"""

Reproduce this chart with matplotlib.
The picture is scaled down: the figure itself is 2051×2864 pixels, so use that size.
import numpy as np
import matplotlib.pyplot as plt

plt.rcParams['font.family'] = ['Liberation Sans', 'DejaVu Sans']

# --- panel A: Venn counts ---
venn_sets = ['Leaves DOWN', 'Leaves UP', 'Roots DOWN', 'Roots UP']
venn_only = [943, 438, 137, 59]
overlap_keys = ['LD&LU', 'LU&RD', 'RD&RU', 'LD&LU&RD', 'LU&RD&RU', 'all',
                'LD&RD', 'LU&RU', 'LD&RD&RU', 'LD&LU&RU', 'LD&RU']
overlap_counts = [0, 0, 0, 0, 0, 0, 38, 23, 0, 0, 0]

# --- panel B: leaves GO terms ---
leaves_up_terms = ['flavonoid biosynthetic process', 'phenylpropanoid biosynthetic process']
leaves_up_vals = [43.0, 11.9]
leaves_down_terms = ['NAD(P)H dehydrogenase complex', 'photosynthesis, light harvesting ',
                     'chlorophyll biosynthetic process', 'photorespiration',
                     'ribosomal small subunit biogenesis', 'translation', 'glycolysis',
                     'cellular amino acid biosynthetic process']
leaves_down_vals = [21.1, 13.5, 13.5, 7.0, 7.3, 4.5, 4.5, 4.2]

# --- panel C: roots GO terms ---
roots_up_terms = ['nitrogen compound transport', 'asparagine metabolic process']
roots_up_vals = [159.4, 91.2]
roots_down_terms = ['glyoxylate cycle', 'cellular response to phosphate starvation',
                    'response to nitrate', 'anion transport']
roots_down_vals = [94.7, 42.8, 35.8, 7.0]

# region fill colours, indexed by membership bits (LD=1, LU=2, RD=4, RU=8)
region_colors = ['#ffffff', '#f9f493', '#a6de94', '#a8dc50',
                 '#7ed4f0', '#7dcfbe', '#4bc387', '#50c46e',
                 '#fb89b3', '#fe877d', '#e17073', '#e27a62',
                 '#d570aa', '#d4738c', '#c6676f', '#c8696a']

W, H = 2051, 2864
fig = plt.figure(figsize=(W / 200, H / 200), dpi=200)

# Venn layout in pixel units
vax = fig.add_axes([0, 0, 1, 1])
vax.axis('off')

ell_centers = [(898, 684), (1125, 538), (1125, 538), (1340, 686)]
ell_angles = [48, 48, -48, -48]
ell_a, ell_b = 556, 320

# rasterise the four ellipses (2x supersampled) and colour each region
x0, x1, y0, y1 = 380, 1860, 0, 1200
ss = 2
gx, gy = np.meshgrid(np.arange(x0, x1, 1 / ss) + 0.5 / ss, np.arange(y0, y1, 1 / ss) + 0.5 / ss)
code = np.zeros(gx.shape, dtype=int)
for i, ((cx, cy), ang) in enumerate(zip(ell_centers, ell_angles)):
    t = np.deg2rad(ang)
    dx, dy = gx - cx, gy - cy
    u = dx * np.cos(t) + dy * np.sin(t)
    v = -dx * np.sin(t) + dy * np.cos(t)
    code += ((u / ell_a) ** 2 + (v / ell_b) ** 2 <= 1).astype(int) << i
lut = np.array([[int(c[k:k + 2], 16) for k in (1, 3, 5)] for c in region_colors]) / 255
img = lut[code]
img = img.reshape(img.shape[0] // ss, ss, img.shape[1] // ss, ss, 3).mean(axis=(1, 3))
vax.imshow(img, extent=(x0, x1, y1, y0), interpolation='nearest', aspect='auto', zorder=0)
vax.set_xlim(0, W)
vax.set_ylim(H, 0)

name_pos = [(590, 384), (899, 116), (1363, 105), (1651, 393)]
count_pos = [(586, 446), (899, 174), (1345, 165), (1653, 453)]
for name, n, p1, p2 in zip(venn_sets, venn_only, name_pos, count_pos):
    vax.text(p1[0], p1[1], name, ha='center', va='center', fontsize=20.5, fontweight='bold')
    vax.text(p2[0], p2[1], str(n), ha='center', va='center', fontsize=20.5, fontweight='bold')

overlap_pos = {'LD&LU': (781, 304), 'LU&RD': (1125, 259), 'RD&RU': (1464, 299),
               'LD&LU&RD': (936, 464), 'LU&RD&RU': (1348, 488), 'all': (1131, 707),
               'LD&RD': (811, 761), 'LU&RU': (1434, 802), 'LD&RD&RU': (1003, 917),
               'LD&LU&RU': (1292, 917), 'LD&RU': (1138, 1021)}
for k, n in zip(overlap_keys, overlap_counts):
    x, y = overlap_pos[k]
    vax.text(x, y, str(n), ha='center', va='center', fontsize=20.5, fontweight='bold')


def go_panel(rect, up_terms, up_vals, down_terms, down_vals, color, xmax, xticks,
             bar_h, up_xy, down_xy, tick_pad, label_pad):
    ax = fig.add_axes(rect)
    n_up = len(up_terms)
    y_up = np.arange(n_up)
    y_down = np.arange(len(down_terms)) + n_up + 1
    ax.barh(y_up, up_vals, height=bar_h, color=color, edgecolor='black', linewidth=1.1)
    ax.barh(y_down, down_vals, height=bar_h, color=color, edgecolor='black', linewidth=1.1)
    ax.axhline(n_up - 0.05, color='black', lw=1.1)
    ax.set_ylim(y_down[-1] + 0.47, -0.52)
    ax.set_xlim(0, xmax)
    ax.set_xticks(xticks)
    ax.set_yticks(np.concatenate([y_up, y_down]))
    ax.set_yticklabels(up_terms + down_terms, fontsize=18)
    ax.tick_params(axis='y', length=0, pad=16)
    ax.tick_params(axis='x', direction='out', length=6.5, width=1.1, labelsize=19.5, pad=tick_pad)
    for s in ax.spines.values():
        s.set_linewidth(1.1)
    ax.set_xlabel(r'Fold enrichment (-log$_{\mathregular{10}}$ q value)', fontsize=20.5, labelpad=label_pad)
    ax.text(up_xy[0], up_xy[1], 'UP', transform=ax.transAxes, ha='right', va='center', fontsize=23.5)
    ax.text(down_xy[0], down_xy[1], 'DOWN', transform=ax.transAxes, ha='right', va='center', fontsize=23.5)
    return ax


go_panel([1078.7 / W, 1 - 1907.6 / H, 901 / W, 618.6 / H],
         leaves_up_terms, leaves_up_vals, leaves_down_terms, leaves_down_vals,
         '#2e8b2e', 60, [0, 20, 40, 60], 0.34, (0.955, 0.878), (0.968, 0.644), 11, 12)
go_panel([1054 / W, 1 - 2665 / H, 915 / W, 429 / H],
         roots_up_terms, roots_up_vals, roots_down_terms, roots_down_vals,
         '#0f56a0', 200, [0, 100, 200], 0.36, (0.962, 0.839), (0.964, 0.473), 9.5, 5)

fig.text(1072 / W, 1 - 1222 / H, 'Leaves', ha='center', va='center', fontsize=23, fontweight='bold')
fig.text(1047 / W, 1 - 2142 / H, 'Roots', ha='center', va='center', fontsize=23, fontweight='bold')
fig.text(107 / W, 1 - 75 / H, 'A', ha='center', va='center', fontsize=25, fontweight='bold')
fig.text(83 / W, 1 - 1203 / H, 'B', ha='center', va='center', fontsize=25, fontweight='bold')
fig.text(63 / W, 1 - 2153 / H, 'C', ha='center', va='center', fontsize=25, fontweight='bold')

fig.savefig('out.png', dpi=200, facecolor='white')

"""

EXERCISE PROMPT
From the listing above, extract every line exactly as it stands.

FULL SOLUTION
Reproduce this chart with matplotlib.
The picture is scaled down: the figure itself is 2051×2864 pixels, so use that size.
import numpy as np
import matplotlib.pyplot as plt

plt.rcParams['font.family'] = ['Liberation Sans', 'DejaVu Sans']

# --- panel A: Venn counts ---
venn_sets = ['Leaves DOWN', 'Leaves UP', 'Roots DOWN', 'Roots UP']
venn_only = [943, 438, 137, 59]
overlap_keys = ['LD&LU', 'LU&RD', 'RD&RU', 'LD&LU&RD', 'LU&RD&RU', 'all',
                'LD&RD', 'LU&RU', 'LD&RD&RU', 'LD&LU&RU', 'LD&RU']
overlap_counts = [0, 0, 0, 0, 0, 0, 38, 23, 0, 0, 0]

# --- panel B: leaves GO terms ---
leaves_up_terms = ['flavonoid biosynthetic process', 'phenylpropanoid biosynthetic process']
leaves_up_vals = [43.0, 11.9]
leaves_down_terms = ['NAD(P)H dehydrogenase complex', 'photosynthesis, light harvesting ',
                     'chlorophyll biosynthetic process', 'photorespiration',
                     'ribosomal small subunit biogenesis', 'translation', 'glycolysis',
                     'cellular amino acid biosynthetic process']
leaves_down_vals = [21.1, 13.5, 13.5, 7.0, 7.3, 4.5, 4.5, 4.2]

# --- panel C: roots GO terms ---
roots_up_terms = ['nitrogen compound transport', 'asparagine metabolic process']
roots_up_vals = [159.4, 91.2]
roots_down_terms = ['glyoxylate cycle', 'cellular response to phosphate starvation',
                    'response to nitrate', 'anion transport']
roots_down_vals = [94.7, 42.8, 35.8, 7.0]

# region fill colours, indexed by membership bits (LD=1, LU=2, RD=4, RU=8)
region_colors = ['#ffffff', '#f9f493', '#a6de94', '#a8dc50',
                 '#7ed4f0', '#7dcfbe', '#4bc387', '#50c46e',
                 '#fb89b3', '#fe877d', '#e17073', '#e27a62',
                 '#d570aa', '#d4738c', '#c6676f', '#c8696a']

W, H = 2051, 2864
fig = plt.figure(figsize=(W / 200, H / 200), dpi=200)

# Venn layout in pixel units
vax = fig.add_axes([0, 0, 1, 1])
vax.axis('off')

ell_centers = [(898, 684), (1125, 538), (1125, 538), (1340, 686)]
ell_angles = [48, 48, -48, -48]
ell_a, ell_b = 556, 320

# rasterise the four ellipses (2x supersampled) and colour each region
x0, x1, y0, y1 = 380, 1860, 0, 1200
ss = 2
gx, gy = np.meshgrid(np.arange(x0, x1, 1 / ss) + 0.5 / ss, np.arange(y0, y1, 1 / ss) + 0.5 / ss)
code = np.zeros(gx.shape, dtype=int)
for i, ((cx, cy), ang) in enumerate(zip(ell_centers, ell_angles)):
    t = np.deg2rad(ang)
    dx, dy = gx - cx, gy - cy
    u = dx * np.cos(t) + dy * np.sin(t)
    v = -dx * np.sin(t) + dy * np.cos(t)
    code += ((u / ell_a) ** 2 + (v / ell_b) ** 2 <= 1).astype(int) << i
lut = np.array([[int(c[k:k + 2], 16) for k in (1, 3, 5)] for c in region_colors]) / 255
img = lut[code]
img = img.reshape(img.shape[0] // ss, ss, img.shape[1] // ss, ss, 3).mean(axis=(1, 3))
vax.imshow(img, extent=(x0, x1, y1, y0), interpolation='nearest', aspect='auto', zorder=0)
vax.set_xlim(0, W)
vax.set_ylim(H, 0)

name_pos = [(590, 384), (899, 116), (1363, 105), (1651, 393)]
count_pos = [(586, 446), (899, 174), (1345, 165), (1653, 453)]
for name, n, p1, p2 in zip(venn_sets, venn_only, name_pos, count_pos):
    vax.text(p1[0], p1[1], name, ha='center', va='center', fontsize=20.5, fontweight='bold')
    vax.text(p2[0], p2[1], str(n), ha='center', va='center', fontsize=20.5, fontweight='bold')

overlap_pos = {'LD&LU': (781, 304), 'LU&RD': (1125, 259), 'RD&RU': (1464, 299),
               'LD&LU&RD': (936, 464), 'LU&RD&RU': (1348, 488), 'all': (1131, 707),
               'LD&RD': (811, 761), 'LU&RU': (1434, 802), 'LD&RD&RU': (1003, 917),
               'LD&LU&RU': (1292, 917), 'LD&RU': (1138, 1021)}
for k, n in zip(overlap_keys, overlap_counts):
    x, y = overlap_pos[k]
    vax.text(x, y, str(n), ha='center', va='center', fontsize=20.5, fontweight='bold')


def go_panel(rect, up_terms, up_vals, down_terms, down_vals, color, xmax, xticks,
             bar_h, up_xy, down_xy, tick_pad, label_pad):
    ax = fig.add_axes(rect)
    n_up = len(up_terms)
    y_up = np.arange(n_up)
    y_down = np.arange(len(down_terms)) + n_up + 1
    ax.barh(y_up, up_vals, height=bar_h, color=color, edgecolor='black', linewidth=1.1)
    ax.barh(y_down, down_vals, height=bar_h, color=color, edgecolor='black', linewidth=1.1)
    ax.axhline(n_up - 0.05, color='black', lw=1.1)
    ax.set_ylim(y_down[-1] + 0.47, -0.52)
    ax.set_xlim(0, xmax)
    ax.set_xticks(xticks)
    ax.set_yticks(np.concatenate([y_up, y_down]))
    ax.set_yticklabels(up_terms + down_terms, fontsize=18)
    ax.tick_params(axis='y', length=0, pad=16)
    ax.tick_params(axis='x', direction='out', length=6.5, width=1.1, labelsize=19.5, pad=tick_pad)
    for s in ax.spines.values():
        s.set_linewidth(1.1)
    ax.set_xlabel(r'Fold enrichment (-log$_{\mathregular{10}}$ q value)', fontsize=20.5, labelpad=label_pad)
    ax.text(up_xy[0], up_xy[1], 'UP', transform=ax.transAxes, ha='right', va='center', fontsize=23.5)
    ax.text(down_xy[0], down_xy[1], 'DOWN', transform=ax.transAxes, ha='right', va='center', fontsize=23.5)
    return ax


go_panel([1078.7 / W, 1 - 1907.6 / H, 901 / W, 618.6 / H],
         leaves_up_terms, leaves_up_vals, leaves_down_terms, leaves_down_vals,
         '#2e8b2e', 60, [0, 20, 40, 60], 0.34, (0.955, 0.878), (0.968, 0.644), 11, 12)
go_panel([1054 / W, 1 - 2665 / H, 915 / W, 429 / H],
         roots_up_terms, roots_up_vals, roots_down_terms, roots_down_vals,
         '#0f56a0', 200, [0, 100, 200], 0.36, (0.962, 0.839), (0.964, 0.473), 9.5, 5)

fig.text(1072 / W, 1 - 1222 / H, 'Leaves', ha='center', va='center', fontsize=23, fontweight='bold')
fig.text(1047 / W, 1 - 2142 / H, 'Roots', ha='center', va='center', fontsize=23, fontweight='bold')
fig.text(107 / W, 1 - 75 / H, 'A', ha='center', va='center', fontsize=25, fontweight='bold')
fig.text(83 / W, 1 - 1203 / H, 'B', ha='center', va='center', fontsize=25, fontweight='bold')
fig.text(63 / W, 1 - 2153 / H, 'C', ha='center', va='center', fontsize=25, fontweight='bold')

fig.savefig('out.png', dpi=200, facecolor='white')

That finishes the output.